[Extracted records]
____________

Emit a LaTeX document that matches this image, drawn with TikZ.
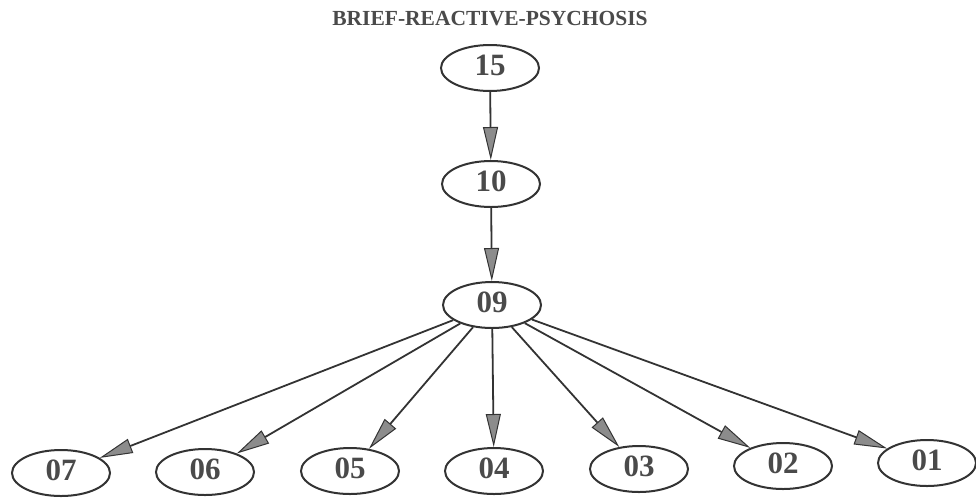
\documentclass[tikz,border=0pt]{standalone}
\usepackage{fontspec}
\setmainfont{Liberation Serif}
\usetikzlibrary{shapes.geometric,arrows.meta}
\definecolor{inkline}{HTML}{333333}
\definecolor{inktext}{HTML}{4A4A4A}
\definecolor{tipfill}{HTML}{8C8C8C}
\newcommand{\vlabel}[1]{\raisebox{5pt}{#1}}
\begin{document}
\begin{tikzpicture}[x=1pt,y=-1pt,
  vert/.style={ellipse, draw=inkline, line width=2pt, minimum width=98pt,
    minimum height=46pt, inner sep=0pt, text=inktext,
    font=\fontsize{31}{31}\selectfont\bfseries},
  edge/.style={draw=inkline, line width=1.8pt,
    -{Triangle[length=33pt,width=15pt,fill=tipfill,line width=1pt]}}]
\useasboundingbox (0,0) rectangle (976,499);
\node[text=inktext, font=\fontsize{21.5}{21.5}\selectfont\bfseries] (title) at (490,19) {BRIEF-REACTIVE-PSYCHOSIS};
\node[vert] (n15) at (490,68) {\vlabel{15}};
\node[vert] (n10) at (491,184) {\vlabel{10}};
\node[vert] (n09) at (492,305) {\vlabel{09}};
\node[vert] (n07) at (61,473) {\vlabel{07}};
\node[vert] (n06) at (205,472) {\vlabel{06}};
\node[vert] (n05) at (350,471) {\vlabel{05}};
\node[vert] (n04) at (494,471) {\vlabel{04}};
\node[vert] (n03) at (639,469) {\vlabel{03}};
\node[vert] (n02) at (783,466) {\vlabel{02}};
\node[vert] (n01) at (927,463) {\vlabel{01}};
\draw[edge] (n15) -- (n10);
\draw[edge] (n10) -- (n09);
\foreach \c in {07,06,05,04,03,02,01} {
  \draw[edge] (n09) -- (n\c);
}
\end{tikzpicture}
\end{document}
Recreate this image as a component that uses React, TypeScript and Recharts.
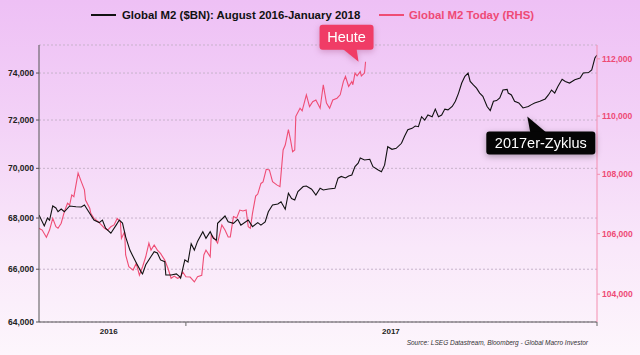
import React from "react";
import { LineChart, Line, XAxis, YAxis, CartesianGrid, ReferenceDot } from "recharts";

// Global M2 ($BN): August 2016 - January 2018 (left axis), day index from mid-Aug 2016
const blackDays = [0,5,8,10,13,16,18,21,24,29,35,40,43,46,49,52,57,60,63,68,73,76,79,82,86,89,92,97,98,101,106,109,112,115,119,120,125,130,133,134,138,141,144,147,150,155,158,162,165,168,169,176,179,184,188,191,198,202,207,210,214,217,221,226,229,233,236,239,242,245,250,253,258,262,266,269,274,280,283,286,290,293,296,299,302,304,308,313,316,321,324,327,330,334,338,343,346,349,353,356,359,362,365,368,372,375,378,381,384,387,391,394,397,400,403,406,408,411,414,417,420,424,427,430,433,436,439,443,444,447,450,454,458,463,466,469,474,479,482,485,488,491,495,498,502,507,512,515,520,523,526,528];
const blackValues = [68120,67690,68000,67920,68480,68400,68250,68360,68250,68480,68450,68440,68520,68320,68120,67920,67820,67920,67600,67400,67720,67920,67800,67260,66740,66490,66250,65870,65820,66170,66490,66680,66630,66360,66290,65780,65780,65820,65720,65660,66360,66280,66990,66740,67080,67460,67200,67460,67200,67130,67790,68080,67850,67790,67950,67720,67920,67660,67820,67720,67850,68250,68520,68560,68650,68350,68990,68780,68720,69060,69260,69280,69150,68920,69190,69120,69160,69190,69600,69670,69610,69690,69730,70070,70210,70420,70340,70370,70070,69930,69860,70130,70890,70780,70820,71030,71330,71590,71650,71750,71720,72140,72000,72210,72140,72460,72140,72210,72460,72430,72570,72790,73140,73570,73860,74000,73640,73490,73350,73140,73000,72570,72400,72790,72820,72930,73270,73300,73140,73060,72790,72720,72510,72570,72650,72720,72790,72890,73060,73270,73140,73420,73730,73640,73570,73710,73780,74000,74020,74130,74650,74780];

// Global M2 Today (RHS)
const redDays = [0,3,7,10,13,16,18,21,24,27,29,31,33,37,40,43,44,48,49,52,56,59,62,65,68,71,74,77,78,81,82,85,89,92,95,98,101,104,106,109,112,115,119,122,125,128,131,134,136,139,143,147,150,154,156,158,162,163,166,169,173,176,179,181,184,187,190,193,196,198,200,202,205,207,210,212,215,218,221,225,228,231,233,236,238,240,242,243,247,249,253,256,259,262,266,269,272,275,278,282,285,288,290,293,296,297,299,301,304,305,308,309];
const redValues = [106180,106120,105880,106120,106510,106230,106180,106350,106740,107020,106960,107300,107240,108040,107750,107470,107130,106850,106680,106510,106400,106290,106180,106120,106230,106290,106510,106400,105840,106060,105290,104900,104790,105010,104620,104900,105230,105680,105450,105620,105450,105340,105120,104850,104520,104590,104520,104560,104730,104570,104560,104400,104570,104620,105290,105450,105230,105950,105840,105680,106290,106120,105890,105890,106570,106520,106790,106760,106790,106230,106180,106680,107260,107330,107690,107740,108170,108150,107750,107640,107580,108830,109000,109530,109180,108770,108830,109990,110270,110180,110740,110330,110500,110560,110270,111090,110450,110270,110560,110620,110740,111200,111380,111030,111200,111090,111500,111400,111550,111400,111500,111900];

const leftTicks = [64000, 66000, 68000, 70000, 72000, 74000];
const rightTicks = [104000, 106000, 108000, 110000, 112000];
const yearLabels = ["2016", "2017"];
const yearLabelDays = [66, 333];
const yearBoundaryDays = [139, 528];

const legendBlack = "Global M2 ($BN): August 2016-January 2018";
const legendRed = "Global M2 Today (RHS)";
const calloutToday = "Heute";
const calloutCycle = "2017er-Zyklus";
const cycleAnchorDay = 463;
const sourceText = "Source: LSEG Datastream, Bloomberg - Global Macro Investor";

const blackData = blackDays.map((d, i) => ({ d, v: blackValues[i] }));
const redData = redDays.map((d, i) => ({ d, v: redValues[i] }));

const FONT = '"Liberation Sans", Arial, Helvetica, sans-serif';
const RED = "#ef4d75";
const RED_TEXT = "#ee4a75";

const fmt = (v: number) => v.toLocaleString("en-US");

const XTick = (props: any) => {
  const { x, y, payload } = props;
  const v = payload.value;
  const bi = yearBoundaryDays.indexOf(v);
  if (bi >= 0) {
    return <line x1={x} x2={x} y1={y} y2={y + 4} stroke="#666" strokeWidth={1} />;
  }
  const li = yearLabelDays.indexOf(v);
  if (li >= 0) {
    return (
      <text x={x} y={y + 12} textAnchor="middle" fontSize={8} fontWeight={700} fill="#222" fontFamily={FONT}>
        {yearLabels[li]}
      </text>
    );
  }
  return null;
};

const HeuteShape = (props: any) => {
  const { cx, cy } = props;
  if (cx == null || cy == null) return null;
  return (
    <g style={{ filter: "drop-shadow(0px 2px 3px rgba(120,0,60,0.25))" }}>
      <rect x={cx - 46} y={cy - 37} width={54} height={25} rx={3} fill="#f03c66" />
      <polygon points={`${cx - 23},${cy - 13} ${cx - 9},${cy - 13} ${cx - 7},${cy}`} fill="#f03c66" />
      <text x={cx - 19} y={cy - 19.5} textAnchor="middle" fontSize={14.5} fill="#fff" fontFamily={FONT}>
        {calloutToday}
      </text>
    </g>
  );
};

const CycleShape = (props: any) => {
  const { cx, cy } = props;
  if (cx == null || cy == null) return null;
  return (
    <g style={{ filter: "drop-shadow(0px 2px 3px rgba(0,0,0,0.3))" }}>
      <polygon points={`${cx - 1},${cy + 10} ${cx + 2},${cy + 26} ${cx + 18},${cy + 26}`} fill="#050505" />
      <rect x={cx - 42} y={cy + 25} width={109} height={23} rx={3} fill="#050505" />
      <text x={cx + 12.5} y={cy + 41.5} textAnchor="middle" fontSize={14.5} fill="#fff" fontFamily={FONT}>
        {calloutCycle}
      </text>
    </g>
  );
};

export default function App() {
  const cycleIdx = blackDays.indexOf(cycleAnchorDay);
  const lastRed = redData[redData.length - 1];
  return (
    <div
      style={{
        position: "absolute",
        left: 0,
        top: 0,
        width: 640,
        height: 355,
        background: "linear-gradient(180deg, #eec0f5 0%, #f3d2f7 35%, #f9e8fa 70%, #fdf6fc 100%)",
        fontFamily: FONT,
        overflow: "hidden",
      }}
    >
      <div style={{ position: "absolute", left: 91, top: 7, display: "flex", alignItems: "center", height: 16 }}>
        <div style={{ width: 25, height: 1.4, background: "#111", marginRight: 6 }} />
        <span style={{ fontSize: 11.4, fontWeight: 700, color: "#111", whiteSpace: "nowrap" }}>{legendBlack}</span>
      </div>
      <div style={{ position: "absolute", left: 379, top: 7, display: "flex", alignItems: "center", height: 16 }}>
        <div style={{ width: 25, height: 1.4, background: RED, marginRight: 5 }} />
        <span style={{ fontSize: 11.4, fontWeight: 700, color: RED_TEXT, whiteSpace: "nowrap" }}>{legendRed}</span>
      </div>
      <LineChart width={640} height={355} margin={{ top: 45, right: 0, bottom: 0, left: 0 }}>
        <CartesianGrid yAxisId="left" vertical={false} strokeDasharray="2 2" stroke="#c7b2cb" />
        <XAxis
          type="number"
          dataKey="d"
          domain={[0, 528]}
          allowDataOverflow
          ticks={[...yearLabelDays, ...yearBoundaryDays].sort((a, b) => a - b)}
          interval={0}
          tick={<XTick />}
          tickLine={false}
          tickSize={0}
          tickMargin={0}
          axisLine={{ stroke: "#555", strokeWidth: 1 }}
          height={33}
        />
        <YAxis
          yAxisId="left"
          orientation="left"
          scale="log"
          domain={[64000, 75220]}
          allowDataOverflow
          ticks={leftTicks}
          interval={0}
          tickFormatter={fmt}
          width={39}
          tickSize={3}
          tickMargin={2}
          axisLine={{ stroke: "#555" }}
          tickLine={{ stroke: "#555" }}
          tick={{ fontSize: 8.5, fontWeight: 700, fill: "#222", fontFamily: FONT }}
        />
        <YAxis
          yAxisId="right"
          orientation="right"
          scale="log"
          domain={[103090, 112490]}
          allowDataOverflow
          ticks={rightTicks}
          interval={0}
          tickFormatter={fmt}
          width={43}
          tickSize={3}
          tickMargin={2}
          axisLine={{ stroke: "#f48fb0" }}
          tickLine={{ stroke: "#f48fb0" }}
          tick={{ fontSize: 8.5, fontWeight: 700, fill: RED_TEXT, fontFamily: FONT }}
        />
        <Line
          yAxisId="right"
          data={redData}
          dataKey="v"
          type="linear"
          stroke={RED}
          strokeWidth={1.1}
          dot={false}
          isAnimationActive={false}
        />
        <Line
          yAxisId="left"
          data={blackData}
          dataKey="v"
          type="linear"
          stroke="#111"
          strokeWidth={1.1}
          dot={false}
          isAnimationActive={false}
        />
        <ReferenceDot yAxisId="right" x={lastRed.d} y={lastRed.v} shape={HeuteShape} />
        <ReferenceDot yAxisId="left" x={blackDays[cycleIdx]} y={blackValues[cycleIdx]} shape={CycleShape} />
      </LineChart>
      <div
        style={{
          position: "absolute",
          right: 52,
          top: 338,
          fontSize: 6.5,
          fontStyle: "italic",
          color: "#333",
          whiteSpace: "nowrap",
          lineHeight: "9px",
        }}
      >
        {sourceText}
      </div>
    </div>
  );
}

____________

Look over the material above and show each line where "that" appears.

Emit a LaTeX document that matches this image, drawn with TikZ.
Recreate this image as a component that uses React, TypeScript and Recharts.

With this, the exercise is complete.